The Task proto is identity and clocks, not device telemetry. Contrast it with the tpu-telemetry proto, which is a periodic device-state snapshot (power, throttle, ECC, temperatures): telemetry answers "what is the chip doing right now"; Task answers "which build, which host, which clock domain produced this profile". The profiler surfaces the Task fields as XStats on the kTaskEnvPlaneName host plane via a 17-entry TaskEnvStatType dictionary; the XPlane/XStat/TraceMe page owns the plane-assembly mechanics, this page owns the Task→XStat field mapping. Notably, the chip's PCI identity and topology coordinates are not scalar Task fields — chip identity rides the DeviceIdentifiers PCI tuple in the device-trace container, and topology is a free-form system_topology XStat string.
For reimplementation, the contract is:
- The 18-field Task proto schema — field number → name → proto type → semantic group, all byte-exact from the descriptor pool, including the three clock-rate fields f11/f12/f13.

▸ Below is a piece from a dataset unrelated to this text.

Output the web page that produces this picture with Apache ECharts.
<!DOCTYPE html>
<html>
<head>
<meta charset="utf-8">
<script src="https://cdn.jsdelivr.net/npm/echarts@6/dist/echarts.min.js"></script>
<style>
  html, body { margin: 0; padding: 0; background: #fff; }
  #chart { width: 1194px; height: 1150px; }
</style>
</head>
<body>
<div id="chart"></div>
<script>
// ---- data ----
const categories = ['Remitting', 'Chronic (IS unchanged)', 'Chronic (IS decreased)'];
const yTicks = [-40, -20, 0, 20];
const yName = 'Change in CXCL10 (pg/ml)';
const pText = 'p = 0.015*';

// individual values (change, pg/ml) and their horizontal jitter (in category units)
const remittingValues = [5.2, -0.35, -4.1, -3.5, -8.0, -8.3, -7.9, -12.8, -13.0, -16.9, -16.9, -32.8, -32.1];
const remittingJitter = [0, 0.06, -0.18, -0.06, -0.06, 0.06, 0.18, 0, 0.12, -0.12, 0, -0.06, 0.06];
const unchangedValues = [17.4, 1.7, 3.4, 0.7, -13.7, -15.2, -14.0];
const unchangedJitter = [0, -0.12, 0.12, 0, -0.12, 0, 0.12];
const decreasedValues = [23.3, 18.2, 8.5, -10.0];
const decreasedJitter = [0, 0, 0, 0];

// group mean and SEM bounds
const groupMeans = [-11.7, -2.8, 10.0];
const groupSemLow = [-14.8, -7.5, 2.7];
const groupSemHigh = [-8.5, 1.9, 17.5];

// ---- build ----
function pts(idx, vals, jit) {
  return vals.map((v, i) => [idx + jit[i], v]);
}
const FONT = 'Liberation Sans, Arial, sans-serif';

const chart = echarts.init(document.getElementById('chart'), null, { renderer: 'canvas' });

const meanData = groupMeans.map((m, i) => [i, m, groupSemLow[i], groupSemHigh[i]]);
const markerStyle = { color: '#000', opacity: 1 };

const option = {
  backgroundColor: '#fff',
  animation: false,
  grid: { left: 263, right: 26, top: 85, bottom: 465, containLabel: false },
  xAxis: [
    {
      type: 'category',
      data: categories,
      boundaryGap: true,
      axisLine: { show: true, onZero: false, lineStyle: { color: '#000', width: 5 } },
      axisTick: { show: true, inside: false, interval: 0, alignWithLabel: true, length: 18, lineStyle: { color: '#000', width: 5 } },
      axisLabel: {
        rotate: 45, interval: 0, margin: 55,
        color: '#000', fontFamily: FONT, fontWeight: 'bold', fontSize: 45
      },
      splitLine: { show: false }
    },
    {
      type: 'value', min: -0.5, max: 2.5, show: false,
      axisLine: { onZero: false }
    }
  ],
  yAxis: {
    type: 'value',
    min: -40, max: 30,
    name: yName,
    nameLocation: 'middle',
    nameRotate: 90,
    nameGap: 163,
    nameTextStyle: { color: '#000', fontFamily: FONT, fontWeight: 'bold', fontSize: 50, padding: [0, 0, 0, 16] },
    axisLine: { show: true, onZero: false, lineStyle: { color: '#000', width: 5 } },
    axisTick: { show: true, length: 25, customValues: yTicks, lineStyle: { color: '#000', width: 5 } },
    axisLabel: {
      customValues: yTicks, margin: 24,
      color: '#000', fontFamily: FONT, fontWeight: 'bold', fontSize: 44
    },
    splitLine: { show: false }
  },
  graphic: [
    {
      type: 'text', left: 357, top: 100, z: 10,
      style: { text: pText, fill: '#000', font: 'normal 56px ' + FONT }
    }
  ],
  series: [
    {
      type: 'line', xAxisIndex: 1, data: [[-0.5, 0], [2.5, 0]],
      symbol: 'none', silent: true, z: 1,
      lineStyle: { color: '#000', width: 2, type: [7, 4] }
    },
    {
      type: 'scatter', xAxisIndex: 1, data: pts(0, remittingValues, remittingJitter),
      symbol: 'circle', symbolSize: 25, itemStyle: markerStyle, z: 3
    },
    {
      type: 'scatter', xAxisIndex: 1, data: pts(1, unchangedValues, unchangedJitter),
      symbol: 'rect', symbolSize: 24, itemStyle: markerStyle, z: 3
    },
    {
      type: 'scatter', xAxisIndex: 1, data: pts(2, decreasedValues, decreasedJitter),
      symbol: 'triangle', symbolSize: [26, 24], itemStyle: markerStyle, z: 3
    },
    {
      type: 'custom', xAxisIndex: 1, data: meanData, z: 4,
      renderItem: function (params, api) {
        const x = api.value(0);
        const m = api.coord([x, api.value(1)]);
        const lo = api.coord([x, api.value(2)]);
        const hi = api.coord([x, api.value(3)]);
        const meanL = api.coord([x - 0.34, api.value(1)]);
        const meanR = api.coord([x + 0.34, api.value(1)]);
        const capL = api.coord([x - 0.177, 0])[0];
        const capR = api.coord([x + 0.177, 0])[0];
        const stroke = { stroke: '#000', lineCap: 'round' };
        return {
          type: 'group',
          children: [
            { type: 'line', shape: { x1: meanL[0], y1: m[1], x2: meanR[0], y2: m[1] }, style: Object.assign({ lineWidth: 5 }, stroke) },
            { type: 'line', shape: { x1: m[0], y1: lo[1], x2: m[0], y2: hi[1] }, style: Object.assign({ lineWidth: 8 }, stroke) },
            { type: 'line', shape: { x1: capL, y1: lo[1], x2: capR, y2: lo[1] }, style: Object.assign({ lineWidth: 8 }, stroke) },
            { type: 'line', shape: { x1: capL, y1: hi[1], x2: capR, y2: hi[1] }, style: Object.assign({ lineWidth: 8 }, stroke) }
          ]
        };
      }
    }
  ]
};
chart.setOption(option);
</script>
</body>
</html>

- The clock-constant role — which field feeds the device timebase (
gtc_freq_hz), which is the actual converter input (the baked kHz table, not the proto field), and the resulting trace-wrap period. - The 17-entry
TaskEnvStatTypeXStat dictionary — the Task→host-plane surface mapping, recovered from the str→enum init list @0x21c20f00. - The identity boundary — what identity is in this proto (host/build/command line) versus what lives elsewhere (PCI chip identity, topology).
| Proto | tensorflow.profiler.Task — proto3, 18 singular scalar fields |
| Descriptor | FileDescriptorProto @ 0xbe999a0 (path …/protobuf/task.proto, 417-byte DescriptorProto) |
| Runtime table | Task::_table_ @ 0x2164fed0; Task_globals_ @ 0x22266028 |
| Container | Map<uint32 task_id, Task> (one record per worker; TryEmplaceInternal @ 0xf2fa900) |
| Consumer | xprof::XlaJfProfileCheapOps(Task const&) @ 0xf2ca280 (reads clocks/version) |
| Clock fields | f11 tensor_core_freq_hz, f12 sparse_core_freq_hz, f13 gtc_freq_hz (all uint64) |
| Clock field strings | tensor_core_freq_hz @ 0xbe99b16, sparse_core_freq_hz @ 0xbe99b33, gtc_freq_hz @ 0xbe99b50 |
| Actual converter input | baked per-DeviceType kHz table @ .lrodata 0x1c60480 (stride 0x448, int32 @+4) |
| Host XStat dictionary | 17-entry TaskEnvStatType, str→enum init list @ 0x21c20f00; plane kTaskEnvPlaneName @ 0x21c9e0e8 |
The Task Proto Schema
Purpose
The Task message is profiler session metadata: a Map<uint32 task_id, Task> populated once per profiling session, one entry per host/worker. The uint32 key is the worker ordinal; the value carries the build that produced the binary, the host that ran it, the time window the profiler captured, the per-engine clock rates, and the host resource caps. The map type is byte-confirmed from the MapEntryFuncs<uint32, Task, FieldType 13, FieldType 11> / Map<uint32, Task>::TryEmplaceInternal @ 0xf2fa900 symbols — FieldType 13 is the uint32 key, FieldType 11 is the embedded-message value.
Field Map
All 18 fields are singular (label 1) proto3 scalars, carved from the 417-byte DescriptorProto (message_type[0] inside the FileDescriptorProto @ 0xbe999a0, field-4 at +0x5e) and cross-checked by protoc --decode_raw. Proto type codes: 1=double, 3=int64, 4=uint64, 8=bool, 9=string, 13=uint32. Every field name was confirmed verbatim against .rodata (see Field-String Anchors).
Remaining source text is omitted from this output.